Our Q1 forecast for North America was too low by 40%. The story we told you to expect was a deep decline in demand, but the real story was one of surging demand.
What we expected
In the first quarter, the coronavirus was wreaking havoc across Asia and Southern Europe, and very early indicators showed a slight bump in TV demand as consumers prepared for lockdowns, followed by decimated demand once lockdowns began. We expected NA to follow this pattern.
It did not.
Given forecasts of serious economic repercussions from COVID-19, we expected NA consumers to start saving aggressively for potential medical expenses and uncertain employment and to spend mainly on necessities, such as food.
They did not.
Instead, NA TV shipments were only down 8.6% from 1Q19, which might seem like a significant decline without context. 1Q19 was an exceptionally strong quarter, up 30% year-over-year, because brands and retailers pulled forward shipments to avoid proposed tariffs on Chinese goods. 1Q18 was a more-or-less normal quarter, and 1Q20 was up 18.6% over 1Q18. That is not a slight bump in demand. That is extraordinary demand.
In hindsight, 1Q20 TV shipments likely surged in several waves:
- In February, brands and retailers increased shipments to offset an expected supply disruption as China reeled under coronavirus lockdown. In addition, it is apparent that brands like Samsung may have surged product in to take advantage of the supply disruption from China that disproportionately affected Chinese brands like TCL.
- In the first half of March, they upped shipments again due to an overall increase in demand for CE products for the home and may have anticipated TV demand as well. At the time, the prospect of a longer shutdown was sinking in for most Americans as school districts across the country closed and many companies ordered employees to work from home.
- In the second half of March, retailers again increased orders as they prepared for extra sales due to a stimulus bill that the U.S. government was considering. U.S. retailers know to prepare for a spending boost due to tax returns and likely anticipated a similar impact from the stimulus. The bill passed on March 27, promising $1,200 per individual and $500 per child, with a sliding reduction for higher income households.

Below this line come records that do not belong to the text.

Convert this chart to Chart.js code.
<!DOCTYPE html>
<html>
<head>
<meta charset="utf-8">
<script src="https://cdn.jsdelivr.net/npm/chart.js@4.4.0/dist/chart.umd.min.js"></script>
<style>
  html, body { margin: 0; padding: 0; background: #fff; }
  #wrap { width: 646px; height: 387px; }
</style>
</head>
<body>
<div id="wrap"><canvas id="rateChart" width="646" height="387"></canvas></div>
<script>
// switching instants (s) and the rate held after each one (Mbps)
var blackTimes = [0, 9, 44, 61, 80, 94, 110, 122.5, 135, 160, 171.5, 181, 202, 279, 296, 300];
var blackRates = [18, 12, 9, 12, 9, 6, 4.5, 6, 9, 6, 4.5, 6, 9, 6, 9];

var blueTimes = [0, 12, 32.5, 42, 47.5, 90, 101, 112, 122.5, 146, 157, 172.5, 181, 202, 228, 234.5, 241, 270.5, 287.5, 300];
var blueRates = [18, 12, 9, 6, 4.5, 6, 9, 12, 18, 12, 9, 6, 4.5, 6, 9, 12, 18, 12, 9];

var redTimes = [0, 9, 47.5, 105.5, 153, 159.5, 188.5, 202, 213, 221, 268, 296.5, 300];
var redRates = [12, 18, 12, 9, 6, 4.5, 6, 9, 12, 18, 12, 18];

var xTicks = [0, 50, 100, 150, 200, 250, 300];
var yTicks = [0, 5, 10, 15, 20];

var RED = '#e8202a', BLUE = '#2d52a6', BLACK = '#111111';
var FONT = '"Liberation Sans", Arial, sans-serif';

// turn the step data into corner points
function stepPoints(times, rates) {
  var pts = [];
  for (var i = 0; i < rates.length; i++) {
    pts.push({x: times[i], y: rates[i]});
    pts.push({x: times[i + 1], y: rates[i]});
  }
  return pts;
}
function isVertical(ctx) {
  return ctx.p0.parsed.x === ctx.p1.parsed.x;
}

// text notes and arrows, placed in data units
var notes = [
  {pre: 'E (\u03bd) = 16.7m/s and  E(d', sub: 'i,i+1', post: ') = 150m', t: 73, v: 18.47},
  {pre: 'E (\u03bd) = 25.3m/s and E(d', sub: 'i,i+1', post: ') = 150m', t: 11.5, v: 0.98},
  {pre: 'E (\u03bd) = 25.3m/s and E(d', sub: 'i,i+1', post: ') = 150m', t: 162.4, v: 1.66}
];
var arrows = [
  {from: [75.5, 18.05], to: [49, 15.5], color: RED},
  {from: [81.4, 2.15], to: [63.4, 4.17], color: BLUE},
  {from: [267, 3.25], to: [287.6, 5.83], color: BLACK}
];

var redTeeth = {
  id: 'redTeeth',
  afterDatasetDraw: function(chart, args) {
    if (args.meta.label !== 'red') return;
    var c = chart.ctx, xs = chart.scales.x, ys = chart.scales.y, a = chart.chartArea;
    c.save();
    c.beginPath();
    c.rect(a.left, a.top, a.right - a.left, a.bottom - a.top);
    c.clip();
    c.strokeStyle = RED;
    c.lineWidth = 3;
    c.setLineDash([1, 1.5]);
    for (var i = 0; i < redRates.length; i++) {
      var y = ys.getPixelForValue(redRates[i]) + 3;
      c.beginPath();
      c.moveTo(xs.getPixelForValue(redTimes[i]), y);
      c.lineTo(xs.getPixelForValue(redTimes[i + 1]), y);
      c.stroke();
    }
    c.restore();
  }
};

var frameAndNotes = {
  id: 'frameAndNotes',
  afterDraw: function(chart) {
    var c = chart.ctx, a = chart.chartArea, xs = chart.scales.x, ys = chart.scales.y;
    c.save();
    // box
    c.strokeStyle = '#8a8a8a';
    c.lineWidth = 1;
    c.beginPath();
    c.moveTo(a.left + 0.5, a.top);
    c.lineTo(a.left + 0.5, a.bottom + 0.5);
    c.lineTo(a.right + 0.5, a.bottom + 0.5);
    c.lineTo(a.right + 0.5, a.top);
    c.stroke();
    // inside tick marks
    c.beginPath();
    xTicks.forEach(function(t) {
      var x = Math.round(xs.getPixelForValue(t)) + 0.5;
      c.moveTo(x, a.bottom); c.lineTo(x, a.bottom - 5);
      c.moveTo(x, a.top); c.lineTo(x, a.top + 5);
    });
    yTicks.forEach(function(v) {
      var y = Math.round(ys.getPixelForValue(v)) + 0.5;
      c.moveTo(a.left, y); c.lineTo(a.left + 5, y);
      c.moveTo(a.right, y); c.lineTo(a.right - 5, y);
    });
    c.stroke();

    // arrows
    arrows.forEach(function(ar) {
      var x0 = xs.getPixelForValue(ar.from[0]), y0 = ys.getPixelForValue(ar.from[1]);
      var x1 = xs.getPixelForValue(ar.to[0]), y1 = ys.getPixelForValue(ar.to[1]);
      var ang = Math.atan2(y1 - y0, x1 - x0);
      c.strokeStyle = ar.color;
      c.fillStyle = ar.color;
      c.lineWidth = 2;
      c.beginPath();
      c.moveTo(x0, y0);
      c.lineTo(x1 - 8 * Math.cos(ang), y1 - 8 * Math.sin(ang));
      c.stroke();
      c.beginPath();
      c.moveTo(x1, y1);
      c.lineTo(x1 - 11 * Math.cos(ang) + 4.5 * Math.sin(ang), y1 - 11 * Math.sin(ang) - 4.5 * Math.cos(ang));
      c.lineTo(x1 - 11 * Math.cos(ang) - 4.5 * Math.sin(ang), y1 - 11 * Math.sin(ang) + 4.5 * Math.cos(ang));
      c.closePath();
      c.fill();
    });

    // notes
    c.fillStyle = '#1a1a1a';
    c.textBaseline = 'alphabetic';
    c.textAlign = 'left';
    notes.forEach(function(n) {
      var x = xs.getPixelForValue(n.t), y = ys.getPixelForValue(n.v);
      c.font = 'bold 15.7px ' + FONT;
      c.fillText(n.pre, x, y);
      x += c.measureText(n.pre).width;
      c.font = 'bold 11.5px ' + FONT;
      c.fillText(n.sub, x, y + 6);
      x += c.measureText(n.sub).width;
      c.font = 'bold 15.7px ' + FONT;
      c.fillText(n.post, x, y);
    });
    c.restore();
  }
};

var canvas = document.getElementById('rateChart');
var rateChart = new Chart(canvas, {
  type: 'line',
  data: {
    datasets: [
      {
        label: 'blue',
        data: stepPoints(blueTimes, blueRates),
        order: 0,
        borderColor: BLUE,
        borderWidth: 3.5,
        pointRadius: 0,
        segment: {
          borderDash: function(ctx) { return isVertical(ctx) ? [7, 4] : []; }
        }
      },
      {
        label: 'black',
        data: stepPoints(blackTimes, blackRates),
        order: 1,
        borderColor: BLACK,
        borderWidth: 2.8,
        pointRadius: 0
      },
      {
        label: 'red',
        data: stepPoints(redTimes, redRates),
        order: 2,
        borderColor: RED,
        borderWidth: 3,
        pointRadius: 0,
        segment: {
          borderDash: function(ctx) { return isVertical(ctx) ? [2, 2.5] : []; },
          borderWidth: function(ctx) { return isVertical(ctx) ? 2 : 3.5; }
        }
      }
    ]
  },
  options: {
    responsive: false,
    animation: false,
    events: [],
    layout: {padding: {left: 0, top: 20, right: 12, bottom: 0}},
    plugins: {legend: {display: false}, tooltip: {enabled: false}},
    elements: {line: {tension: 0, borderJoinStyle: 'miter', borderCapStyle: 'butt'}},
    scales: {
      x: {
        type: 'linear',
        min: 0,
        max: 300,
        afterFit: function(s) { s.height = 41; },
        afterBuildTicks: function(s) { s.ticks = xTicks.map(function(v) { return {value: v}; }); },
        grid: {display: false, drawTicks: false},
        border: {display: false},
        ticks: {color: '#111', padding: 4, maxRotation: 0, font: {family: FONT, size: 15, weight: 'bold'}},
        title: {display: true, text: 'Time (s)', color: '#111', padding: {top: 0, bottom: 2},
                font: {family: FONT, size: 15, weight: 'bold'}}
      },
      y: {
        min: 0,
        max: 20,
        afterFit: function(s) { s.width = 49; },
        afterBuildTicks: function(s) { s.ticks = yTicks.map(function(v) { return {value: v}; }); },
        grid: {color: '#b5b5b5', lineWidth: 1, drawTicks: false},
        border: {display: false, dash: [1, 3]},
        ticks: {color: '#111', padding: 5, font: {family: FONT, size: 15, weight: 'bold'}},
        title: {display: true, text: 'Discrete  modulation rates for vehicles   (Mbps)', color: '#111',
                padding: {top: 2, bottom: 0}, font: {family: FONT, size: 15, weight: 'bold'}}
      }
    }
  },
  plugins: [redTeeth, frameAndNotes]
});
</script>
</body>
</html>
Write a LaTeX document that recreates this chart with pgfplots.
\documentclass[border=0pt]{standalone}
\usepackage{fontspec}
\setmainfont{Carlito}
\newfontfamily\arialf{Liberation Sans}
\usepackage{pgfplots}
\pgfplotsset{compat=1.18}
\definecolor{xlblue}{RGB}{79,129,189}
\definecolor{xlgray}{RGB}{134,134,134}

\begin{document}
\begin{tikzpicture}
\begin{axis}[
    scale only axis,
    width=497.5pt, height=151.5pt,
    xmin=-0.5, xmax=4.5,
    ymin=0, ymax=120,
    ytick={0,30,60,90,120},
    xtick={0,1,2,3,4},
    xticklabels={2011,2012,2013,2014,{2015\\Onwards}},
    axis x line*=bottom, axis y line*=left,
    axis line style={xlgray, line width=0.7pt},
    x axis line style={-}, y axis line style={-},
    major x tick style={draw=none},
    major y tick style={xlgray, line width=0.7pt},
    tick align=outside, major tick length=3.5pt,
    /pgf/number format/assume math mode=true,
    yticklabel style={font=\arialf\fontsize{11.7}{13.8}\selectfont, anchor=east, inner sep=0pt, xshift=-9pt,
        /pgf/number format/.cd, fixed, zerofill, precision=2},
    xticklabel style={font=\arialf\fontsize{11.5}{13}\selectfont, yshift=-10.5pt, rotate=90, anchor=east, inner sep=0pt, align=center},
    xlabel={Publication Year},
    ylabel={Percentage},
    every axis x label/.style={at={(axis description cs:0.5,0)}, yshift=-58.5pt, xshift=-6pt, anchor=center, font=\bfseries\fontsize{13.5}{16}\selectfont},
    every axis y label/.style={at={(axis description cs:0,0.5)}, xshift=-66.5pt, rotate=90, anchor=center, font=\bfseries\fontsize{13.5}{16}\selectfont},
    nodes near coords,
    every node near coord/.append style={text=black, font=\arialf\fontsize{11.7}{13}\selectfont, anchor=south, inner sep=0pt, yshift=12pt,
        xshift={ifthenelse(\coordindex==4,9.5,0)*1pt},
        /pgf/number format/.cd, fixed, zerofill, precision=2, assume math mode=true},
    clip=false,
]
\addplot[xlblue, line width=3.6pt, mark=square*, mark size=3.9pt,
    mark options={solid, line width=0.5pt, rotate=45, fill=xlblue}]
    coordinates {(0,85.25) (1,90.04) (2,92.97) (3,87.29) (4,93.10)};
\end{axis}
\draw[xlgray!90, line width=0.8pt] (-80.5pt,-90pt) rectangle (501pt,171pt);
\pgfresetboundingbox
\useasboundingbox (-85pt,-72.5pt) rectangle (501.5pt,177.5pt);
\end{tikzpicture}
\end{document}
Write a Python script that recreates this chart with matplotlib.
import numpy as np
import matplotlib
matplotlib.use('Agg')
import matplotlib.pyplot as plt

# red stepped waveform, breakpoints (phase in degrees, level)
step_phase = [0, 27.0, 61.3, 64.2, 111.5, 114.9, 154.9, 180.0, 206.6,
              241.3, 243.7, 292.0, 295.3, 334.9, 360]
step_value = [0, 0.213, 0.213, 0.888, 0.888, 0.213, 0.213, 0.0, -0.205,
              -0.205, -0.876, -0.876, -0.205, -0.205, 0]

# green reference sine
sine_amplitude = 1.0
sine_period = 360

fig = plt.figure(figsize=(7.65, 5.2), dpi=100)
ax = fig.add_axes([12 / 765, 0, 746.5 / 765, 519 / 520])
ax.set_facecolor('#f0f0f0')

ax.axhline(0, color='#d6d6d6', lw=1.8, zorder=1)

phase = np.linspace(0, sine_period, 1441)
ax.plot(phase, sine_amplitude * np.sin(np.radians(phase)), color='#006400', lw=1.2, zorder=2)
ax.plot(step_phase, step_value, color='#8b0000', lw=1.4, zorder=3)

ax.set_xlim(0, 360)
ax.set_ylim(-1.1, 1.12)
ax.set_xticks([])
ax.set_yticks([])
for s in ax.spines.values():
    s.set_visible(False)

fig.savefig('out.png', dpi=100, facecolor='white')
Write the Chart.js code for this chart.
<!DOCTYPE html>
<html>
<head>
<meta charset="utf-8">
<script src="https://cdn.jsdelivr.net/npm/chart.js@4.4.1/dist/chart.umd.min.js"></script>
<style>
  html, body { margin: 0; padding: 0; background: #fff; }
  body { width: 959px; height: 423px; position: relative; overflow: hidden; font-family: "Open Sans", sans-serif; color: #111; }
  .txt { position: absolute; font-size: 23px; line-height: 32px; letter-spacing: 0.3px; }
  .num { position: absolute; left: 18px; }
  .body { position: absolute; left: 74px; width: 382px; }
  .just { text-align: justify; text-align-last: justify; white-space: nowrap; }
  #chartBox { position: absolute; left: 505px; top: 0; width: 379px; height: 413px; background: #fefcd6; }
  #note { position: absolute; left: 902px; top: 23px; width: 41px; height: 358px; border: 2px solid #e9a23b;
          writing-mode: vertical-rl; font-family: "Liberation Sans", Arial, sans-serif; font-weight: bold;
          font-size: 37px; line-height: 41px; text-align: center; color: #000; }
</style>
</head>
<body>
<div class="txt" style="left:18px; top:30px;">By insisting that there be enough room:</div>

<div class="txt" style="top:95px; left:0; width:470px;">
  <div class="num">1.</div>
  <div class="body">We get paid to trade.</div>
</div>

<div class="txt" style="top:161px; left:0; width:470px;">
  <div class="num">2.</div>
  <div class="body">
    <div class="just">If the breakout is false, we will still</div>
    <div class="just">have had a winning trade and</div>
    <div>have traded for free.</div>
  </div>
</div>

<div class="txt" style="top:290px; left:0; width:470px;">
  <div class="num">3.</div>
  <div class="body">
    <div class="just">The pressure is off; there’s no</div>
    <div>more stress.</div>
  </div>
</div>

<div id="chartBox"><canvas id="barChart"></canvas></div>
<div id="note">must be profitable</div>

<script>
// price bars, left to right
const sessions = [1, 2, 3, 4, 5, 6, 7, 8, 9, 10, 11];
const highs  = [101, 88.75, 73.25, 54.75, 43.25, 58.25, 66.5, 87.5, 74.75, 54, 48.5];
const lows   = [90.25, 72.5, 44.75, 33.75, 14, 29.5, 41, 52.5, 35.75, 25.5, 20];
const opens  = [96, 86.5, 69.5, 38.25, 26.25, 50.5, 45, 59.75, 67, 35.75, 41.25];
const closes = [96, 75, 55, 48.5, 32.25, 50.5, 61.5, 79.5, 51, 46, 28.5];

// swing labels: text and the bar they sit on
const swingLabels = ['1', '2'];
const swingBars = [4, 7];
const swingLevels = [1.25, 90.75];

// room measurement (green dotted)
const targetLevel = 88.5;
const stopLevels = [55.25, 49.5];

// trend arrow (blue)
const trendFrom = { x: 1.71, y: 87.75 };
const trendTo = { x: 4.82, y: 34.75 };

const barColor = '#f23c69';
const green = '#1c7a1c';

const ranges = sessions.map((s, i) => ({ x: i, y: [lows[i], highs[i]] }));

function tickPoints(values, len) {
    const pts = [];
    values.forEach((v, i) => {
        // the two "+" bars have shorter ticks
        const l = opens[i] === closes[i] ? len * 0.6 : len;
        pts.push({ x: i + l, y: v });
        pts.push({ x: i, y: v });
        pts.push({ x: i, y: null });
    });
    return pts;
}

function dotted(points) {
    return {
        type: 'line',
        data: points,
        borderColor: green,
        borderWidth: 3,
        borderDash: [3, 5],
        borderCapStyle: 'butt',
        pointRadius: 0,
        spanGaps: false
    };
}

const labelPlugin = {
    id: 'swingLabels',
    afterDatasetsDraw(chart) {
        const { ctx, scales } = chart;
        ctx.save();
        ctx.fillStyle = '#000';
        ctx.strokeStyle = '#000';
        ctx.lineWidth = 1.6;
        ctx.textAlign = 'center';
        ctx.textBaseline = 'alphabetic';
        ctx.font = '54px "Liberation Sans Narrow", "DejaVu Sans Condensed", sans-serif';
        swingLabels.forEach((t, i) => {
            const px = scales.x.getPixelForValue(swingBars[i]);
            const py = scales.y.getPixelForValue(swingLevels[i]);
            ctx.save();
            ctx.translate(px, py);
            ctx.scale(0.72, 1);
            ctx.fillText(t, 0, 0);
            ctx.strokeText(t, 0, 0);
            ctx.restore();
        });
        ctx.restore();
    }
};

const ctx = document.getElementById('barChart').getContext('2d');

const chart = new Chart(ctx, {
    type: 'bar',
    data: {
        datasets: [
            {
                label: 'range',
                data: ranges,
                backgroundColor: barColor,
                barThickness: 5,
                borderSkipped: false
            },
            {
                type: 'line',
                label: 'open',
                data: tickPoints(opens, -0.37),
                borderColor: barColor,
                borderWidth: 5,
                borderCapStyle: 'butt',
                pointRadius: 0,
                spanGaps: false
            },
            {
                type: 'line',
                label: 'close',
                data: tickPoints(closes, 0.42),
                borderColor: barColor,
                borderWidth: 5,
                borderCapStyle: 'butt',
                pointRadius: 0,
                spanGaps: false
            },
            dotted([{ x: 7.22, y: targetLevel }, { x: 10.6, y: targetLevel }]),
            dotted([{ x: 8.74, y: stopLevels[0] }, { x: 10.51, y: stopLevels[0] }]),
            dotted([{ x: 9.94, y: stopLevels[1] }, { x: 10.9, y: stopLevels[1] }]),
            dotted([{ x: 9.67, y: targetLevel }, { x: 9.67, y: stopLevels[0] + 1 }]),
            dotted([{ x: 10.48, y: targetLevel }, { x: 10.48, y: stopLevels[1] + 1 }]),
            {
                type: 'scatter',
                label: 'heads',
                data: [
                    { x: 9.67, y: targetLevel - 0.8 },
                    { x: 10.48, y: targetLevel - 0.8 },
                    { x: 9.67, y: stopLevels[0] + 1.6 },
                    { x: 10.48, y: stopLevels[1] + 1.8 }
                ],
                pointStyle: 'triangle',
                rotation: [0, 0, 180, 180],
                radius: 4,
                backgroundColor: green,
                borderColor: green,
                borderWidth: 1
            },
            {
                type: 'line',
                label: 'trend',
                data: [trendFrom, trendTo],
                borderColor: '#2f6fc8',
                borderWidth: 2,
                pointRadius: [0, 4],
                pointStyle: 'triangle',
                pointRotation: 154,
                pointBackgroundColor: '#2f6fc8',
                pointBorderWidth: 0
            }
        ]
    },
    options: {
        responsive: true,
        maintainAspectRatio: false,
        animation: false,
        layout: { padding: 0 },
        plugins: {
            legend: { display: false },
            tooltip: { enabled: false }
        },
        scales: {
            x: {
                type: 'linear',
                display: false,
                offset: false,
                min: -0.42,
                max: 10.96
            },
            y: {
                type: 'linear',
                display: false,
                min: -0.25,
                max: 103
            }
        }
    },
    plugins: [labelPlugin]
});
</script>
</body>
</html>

In last quarter’s update, we forecast Q2 would be impacted most heavily as lockdowns and recessionary news settled on consumer spending, lowering shipments 45% against 2Q19, which was also a strong quarter. We expected gradual improvement in Q3 and Q4 as the economy slowly reopened.
We now expect shipments in Q2 to be above the previous forecast, but still down significantly year-over-year, and for the forecast to be reduced in Q3 and Q4 for three reasons:
- In Q2, some Americans will feel richer than normal due to the stimulus, but that effect will fade in 2H20.
Most stimulus payments will hit bank accounts in Q2, either by way of direct deposit on April 15, or by check throughout late May and June. In addition, the U.S. stimulus plan approved an extra $600 in unemployment payments per week, which means that some workers will take home more on unemployment than they did when employed. This unemployment benefit expires on July 31.
- Inventory may be sufficient for Q2, but stock-outs are likely on the horizon.
While China TV manufacturing resumed in March, other factories around the world started suffering production shortages. Mexico TV factories (which account for about 60% of imports into NA) experienced shut-downs in April, and slow-downs are persisting into May. With strong demand at retail in April, inventories are certainly being pinched.
- Some replacement demand was pulled forward to 1H20, which will affect shipments in 2H20.
The shipment size mix in 1H20 favors smaller screen sizes, such as 32” and 42”. These sets seem to represent additive, situational demand used, for example, to manage children – a 32” TV is very cheap childcare – or by homeworkers as an extra monitor. But some accelerated replacement demand is also mixed in, and these sales will impact future replacement demand, hence the pressure on Q3 and Q4.
What we got wrong
We underestimated the importance of entertainment to NA consumers and the pivotal role of TVs in home-based entertainment.
We should have looked to history. During the Great Recession of 2008-2010, NA TV purchases increased by 8% in 2008 and 12% in 2009 as consumers cocooned at home and diverted discretionary spending away from vacations and other luxuries. At the time, the decision to replace a CRT TV with a flat-panel TV was also made easier by falling TV prices due to an oversupply in the LCD industry. The average selling price of an LCD TV in North America plummeted from $845 in 2008 to $623 in 2009.
A lockdown forcibly diverts even more spending – no vacations, but also no driving, no childcare fees, no coffeeshops – while increasing the need for home-based entertainment – no school, no movie theaters, no bars.
Add in that the U.S. government moved swiftly to pass a stimulus, putting even more money into consumer’s pockets. Other countries have been far slower with stimulus spending, if any has been approved at all.
And add in that LCD TV prices have continued to plummet since the Great Recession, especially for the extra-large sizes. The average selling price of an LCD TV in North America now is $420, 35% of the promised stimulus payment of $1,200.
Total it all up and the extraordinary demand now seems obvious. It seems obvious in hindsight, that is.